My driveway ends where originally the City had planted wooden posts. Although the posts rotted away with the years, a white mulberry tree sprang up next to the post adjacent the pathway.

Nonetheless, on several occasions attempts were made to drive cars from Underwood up the pathway, on one occasion damaging my parked car. So I piled the largest stones I had, as well as several chunks of concrete, at the corners of the entrance to the pathway from the drive. Despite that, I later found small pieces from a car next to a knocked-over pile of rocks.

Recently I went out to get some of that firewood and was stunned by the change to the strip of City land.

The maple trees were still there, but everything else – all the plantings – were gone. In their place, a bed of wood chips. Then I looked at my strip of property, on the other side of the pathway. The azaleas were still there (albeit a couple were severely trimmed), but the wild rose bush was gone — and so was my lawn, covered with wood chips.
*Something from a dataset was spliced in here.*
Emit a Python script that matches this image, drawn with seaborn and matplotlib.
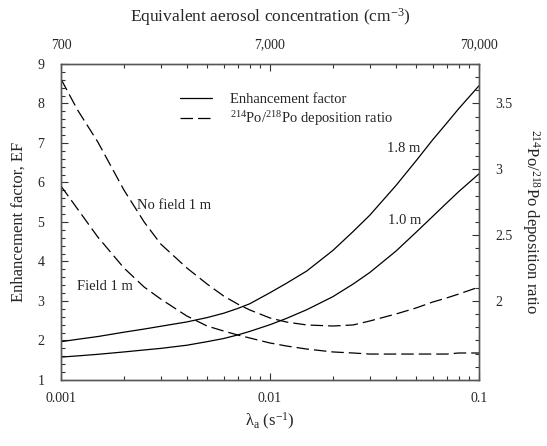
import numpy as np
import pandas as pd
import matplotlib
matplotlib.use("Agg")
import matplotlib.pyplot as plt
import seaborn as sns
from matplotlib.ticker import FixedLocator, FixedFormatter, NullFormatter, MultipleLocator
from matplotlib.lines import Line2D

# ---------------- data ----------------
lam = [0.001, 0.0012, 0.0015, 0.002, 0.0025, 0.003, 0.004, 0.005, 0.006, 0.007,
       0.008, 0.01, 0.012, 0.015, 0.02, 0.025, 0.03, 0.04, 0.05, 0.06, 0.07, 0.08, 0.1]

ef_18m = [1.97, 2.03, 2.10, 2.21, 2.29, 2.36, 2.47, 2.58, 2.69, 2.81, 2.93, 3.21,
          3.45, 3.76, 4.28, 4.76, 5.17, 5.92, 6.55, 7.08, 7.50, 7.87, 8.45]
ef_10m = [1.58, 1.61, 1.65, 1.71, 1.76, 1.80, 1.88, 1.97, 2.05, 2.14, 2.23, 2.40,
          2.56, 2.78, 3.11, 3.43, 3.72, 4.26, 4.74, 5.14, 5.48, 5.77, 6.22]

ratio_nofield = [3.686, 3.451, 3.208, 2.843, 2.600, 2.433, 2.251, 2.129, 2.038, 1.977,
                 1.932, 1.871, 1.840, 1.818, 1.810, 1.818, 1.848, 1.901, 1.947, 1.992,
                 2.023, 2.053, 2.106]
ratio_field = [2.873, 2.699, 2.486, 2.251, 2.106, 2.015, 1.886, 1.810, 1.772, 1.742,
               1.719, 1.681, 1.658, 1.635, 1.613, 1.605, 1.597, 1.597, 1.597, 1.597,
               1.597, 1.605, 1.605]

conc_ticks = [700, 7000, 70000]
conc_labels = ["700", "7,000", "70,000"]
lam_ticks = [0.001, 0.01, 0.1]
lam_labels = ["0.001", "0.01", "0.1"]
ef_ticks = [1, 2, 3, 4, 5, 6, 7, 8, 9]
ratio_ticks = [2, 2.5, 3, 3.5]
ratio_labels = ["2", "2.5", "3", "3.5"]

# ---------------- style ----------------
sns.set_style("ticks")
plt.rcParams["font.family"] = ["Liberation Serif", "DejaVu Serif"]
plt.rcParams["mathtext.fontset"] = "custom"
plt.rcParams["mathtext.rm"] = "Liberation Serif"
plt.rcParams["mathtext.it"] = "Liberation Serif:italic"
plt.rcParams["axes.edgecolor"] = "#555555"
plt.rcParams["axes.linewidth"] = 0.9

fig = plt.figure(figsize=(5.47, 4.46), dpi=100)
ax = fig.add_axes([0.1115, 0.148, 0.7642, 0.7085])

df_ef = pd.DataFrame({"lam": lam * 2,
                      "EF": ef_18m + ef_10m,
                      "height": ["1.8 m"] * len(lam) + ["1.0 m"] * len(lam)})
df_r = pd.DataFrame({"lam": lam * 2,
                     "ratio": ratio_nofield + ratio_field,
                     "case": ["No field"] * len(lam) + ["Field"] * len(lam)})

dash = (0, (10, 4))
lw = 0.9
sns.lineplot(data=df_ef, x="lam", y="EF", units="height", estimator=None,
             color="black", lw=lw, ax=ax, legend=False)
ax.set_xscale("log")
ax.set_xlim(0.001, 0.1)
ax.set_ylim(1, 9)

axr = ax.twinx()
for case in ["No field", "Field"]:
    sub = df_r[df_r["case"] == case]
    sns.lineplot(data=sub, x="lam", y="ratio", estimator=None, color="black",
                 lw=lw, ax=axr, legend=False, linestyle=dash)
axr.set_ylim(1.4, 3.8)

axt = ax.twiny()
axt.set_xscale("log")
axt.set_xlim(700, 70000)

# ---------------- ticks ----------------
tick_kw = dict(direction="in", color="#333333", width=0.8)
ax.tick_params(axis="both", which="major", length=5, labelsize=10, **tick_kw)
ax.tick_params(axis="both", which="minor", length=3, **tick_kw)
ax.tick_params(axis="x", pad=9)
ax.tick_params(axis="y", pad=12)
ax.yaxis.set_major_locator(FixedLocator(ef_ticks))
ax.yaxis.set_minor_locator(MultipleLocator(0.2))
ax.xaxis.set_major_locator(FixedLocator(lam_ticks))
ax.xaxis.set_major_formatter(FixedFormatter(lam_labels))
ax.xaxis.set_minor_locator(FixedLocator([m * 10.0 ** e for e in (-3, -2) for m in range(2, 10)]))
ax.xaxis.set_minor_formatter(NullFormatter())
ax.set_xlabel("λ$_\\mathrm{a}$ (s$^{-1}$)", fontsize=12, labelpad=4)
ax.set_ylabel("Enhancement factor, EF", fontsize=12, labelpad=8)

axr.tick_params(axis="y", which="major", length=5, labelsize=10, pad=12, **tick_kw)
axr.tick_params(axis="y", which="minor", length=3, **tick_kw)
axr.yaxis.set_major_locator(FixedLocator(ratio_ticks))
axr.yaxis.set_major_formatter(FixedFormatter(ratio_labels))
axr.yaxis.set_minor_locator(MultipleLocator(0.1))
axr.set_ylabel("$^{214}$Po/$^{218}$Po deposition ratio", fontsize=12,
               rotation=270, labelpad=21)

axt.tick_params(axis="x", which="major", length=5, labelsize=10, pad=9, **tick_kw)
axt.tick_params(axis="x", which="minor", length=3, **tick_kw)
axt.xaxis.set_major_locator(FixedLocator(conc_ticks))
axt.xaxis.set_major_formatter(FixedFormatter(conc_labels))
axt.xaxis.set_minor_locator(FixedLocator([m * 700.0 * 10 ** e for e in (0, 1) for m in range(2, 10)]))
axt.xaxis.set_minor_formatter(NullFormatter())
axt.set_xlabel("Equivalent aerosol concentration (cm$^{-3}$)", fontsize=12.5, labelpad=12)

# ---------------- legend & annotations ----------------
handles = [Line2D([], [], color="black", lw=lw),
           Line2D([], [], color="black", lw=lw, linestyle=dash)]
ax.legend(handles, ["Enhancement factor", "$^{214}$Po/$^{218}$Po deposition ratio"],
          loc="upper left", bbox_to_anchor=(0.254, 0.95), frameon=False,
          fontsize=10.5, handlelength=2.2, handletextpad=1.2, labelspacing=0.2)

ax.text(0.001 * 10 ** (75.7 / 209), 5.43, "No field 1 m", fontsize=10.5, va="center")
ax.text(0.001 * 10 ** (16 / 209), 3.37, "Field 1 m", fontsize=10.5, va="center")
ax.text(0.001 * 10 ** (325.7 / 209), 6.87, "1.8 m", fontsize=10.5, va="center")
ax.text(0.001 * 10 ** (327 / 209), 5.05, "1.0 m", fontsize=10.5, va="center")

fig.savefig("out.png", dpi=100)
Then, a few days later, I found a card on my porch, left by Jeremy Edwards, “Green Space Manager,” F.C. Department of Public Works. On its back was a handwritten message asking me to move my car for a day so “work on the trail” could be done. I called him and found that the “work” was to remove the white mulberry tree that stood at the eastern entrance to the pathway, and a “honeysuckle bush” which had served nicely as a divider between the drive and my neighbor’s yard, and offered summertime shade to my car. These were, I was told, “invasive” plants. I guess my wild rose and the yuccas were, too. Edwards also admitted to cutting down the wisteria I’d trained to climb the mulberry tree.

Edwards professed surprise — but verified — that I owned the strip of land south of the pathway, which he had been treating as City property. I asked him why no one from the City had consulted me or any of my neighbors about this work. I was contacted only to move my car (which I did). He had no direct response to my question.

Subsequently, I was asked once again to move my car so that the stumps could be removed. They were — along with my piles of rock and concrete, replaced with several small boulders. They make parking there a bit trickier, but are not unattractive.

For at least 50 years the City had no interest in this small strip of land. Now, suddenly, and without warning, it has decided to “improve” it by aggressively re-landscaping it. Thus far that has consisted of reducing things to a barren wasteland, covered with wood chips and some large rocks.

I am stunned by the arrogance of Mr. Edwards and the City.